Denmark to lay official claim to North Pole
Baku, May 17 (AZERTAC). A leaked draft of a Danish strategic plan for the Arctic says Denmark will make an official claim to the North Pole by 2014, local media reported Tuesday.
"The Kingdom (of Denmark) is expected to claim the continental shelf at five sites around the Faroe Islands and Greenland, including the North Pole," says a joint Danish, Greenlandic and Faroese strategy for the development of the Arctic region over the next 10 years.
The comment was cited by Danish daily newspaper Information, which obtained a leaked draft of the document.
According to Information, similar claims have been voiced by Danish politicians in the past, but this is the first time the Danish government is officially stating that involvement in the North Pole is part of its policy objectives.

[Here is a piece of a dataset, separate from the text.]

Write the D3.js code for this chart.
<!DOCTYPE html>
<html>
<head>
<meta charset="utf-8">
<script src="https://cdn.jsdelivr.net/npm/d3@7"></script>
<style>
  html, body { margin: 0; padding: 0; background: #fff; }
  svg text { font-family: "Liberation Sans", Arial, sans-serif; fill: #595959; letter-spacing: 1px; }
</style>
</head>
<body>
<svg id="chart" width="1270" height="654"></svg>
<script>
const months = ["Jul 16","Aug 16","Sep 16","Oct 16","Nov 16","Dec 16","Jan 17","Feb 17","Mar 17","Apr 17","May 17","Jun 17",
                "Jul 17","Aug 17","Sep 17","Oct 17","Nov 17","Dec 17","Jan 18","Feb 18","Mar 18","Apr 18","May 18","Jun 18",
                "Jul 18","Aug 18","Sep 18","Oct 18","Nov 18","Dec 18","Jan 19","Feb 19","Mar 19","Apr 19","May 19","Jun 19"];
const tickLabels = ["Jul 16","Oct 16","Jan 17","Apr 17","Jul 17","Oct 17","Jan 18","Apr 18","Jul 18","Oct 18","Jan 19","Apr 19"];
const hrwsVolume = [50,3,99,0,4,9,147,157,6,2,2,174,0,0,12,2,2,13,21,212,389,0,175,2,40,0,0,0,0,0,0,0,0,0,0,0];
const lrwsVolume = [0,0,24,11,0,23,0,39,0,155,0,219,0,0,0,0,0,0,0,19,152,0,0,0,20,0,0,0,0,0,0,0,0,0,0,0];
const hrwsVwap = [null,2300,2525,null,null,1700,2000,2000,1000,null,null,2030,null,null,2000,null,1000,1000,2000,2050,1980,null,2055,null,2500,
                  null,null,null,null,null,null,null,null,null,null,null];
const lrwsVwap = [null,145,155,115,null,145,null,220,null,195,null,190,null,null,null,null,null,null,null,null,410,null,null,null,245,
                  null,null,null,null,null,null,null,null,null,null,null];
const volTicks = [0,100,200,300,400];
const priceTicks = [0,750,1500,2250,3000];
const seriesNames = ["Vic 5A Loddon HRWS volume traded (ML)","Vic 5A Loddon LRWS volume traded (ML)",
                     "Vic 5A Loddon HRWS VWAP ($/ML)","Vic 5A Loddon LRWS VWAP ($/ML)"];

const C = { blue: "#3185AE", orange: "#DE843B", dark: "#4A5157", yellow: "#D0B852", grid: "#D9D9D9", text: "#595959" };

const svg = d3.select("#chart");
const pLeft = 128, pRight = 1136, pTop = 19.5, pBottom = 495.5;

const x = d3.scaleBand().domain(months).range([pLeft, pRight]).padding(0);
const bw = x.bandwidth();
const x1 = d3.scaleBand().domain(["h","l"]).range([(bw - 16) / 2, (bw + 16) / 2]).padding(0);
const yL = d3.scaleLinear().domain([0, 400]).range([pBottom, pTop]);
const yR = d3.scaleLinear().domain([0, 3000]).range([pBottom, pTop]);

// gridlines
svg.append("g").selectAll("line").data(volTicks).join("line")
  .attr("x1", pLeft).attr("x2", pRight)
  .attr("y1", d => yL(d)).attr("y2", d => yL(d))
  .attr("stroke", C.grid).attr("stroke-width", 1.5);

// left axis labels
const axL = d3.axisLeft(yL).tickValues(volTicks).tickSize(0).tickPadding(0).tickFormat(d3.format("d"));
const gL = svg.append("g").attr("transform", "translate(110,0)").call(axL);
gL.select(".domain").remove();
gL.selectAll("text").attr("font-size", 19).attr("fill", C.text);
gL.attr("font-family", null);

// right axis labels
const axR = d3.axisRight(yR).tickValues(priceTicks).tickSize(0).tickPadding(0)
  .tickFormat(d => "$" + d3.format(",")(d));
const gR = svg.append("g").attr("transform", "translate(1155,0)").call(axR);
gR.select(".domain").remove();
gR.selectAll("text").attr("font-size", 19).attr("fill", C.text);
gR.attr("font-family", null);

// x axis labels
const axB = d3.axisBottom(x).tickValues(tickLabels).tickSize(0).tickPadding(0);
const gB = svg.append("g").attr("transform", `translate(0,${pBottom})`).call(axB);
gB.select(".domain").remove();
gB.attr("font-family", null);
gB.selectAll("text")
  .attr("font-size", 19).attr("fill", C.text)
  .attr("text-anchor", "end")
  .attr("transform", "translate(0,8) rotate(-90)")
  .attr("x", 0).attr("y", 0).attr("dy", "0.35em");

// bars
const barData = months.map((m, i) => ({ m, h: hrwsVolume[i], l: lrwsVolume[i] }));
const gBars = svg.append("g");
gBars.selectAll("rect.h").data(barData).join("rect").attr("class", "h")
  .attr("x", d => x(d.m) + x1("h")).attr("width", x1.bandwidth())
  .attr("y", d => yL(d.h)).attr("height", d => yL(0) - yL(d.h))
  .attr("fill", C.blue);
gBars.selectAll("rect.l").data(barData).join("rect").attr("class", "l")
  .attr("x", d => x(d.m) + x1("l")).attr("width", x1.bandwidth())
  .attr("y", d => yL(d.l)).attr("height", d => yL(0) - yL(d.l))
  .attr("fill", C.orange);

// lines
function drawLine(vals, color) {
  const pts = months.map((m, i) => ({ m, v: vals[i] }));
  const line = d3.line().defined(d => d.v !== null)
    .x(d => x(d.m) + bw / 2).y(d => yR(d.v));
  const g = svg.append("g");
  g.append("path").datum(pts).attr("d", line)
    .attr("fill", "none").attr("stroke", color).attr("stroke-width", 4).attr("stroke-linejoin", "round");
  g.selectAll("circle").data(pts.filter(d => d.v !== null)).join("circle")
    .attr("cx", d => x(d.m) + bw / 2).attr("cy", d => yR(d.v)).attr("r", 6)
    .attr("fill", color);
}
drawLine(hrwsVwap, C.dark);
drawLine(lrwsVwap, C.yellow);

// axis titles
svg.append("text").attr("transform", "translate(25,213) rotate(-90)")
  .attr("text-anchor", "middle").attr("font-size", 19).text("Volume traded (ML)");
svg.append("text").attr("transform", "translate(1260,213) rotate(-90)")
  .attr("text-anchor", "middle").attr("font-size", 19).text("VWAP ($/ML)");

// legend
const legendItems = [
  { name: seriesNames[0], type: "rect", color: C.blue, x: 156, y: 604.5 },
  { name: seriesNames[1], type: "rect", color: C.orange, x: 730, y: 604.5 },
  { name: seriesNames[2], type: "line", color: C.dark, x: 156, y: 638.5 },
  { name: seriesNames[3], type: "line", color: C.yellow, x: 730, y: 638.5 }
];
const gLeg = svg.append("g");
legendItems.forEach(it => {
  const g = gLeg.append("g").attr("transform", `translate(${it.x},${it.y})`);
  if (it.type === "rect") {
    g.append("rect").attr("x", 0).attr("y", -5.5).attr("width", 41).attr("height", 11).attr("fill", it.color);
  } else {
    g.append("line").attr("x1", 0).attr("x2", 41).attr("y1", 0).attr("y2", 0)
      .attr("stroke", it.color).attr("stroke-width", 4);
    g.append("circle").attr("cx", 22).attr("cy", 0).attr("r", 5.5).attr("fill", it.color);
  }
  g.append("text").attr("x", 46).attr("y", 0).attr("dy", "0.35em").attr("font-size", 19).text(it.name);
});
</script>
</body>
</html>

Greenland, which extends far into the Arctic Circle, and the Faroe Islands, located high in the North Atlantic, are both autonomously administered territories of Denmark.
It appears Denmark`s claim will be sent for consideration by the United Nations in 2014 at the latest, the newspaper said.
However, the draft does not indicate further reasons why the claim on the North Pole is important for Denmark.
Danish Prime Minister Lars Loekke Rasmussen neither confirmed nor denied the claim when asked to elaborate on it by journalists at his weekly press conference Tuesday, in Copenhagen.
"We have different claims in the Arctic area but we are working on that together with Greenland and the Faroes, and we will not disclose what those claims are at the present time," Rasmussen said.
The Arctic is bordered by five countries, including Denmark (through Greenland) and world powers the United States and Russia. It is considered a region of strategic importance with potentially large, unexploited reserves of minerals, oil and gas.
In fact, news of the leaked document follows a multilateral meeting of the eight Arctic Council member states in Nuuk, capital of Greenland, that ended Thursday.
However, Information wrote the seabed below the North Pole itself is not expected to be rich in either oil or gas, and that a sea-depth of over 4.3 kilometers would make natural resource recovery difficult.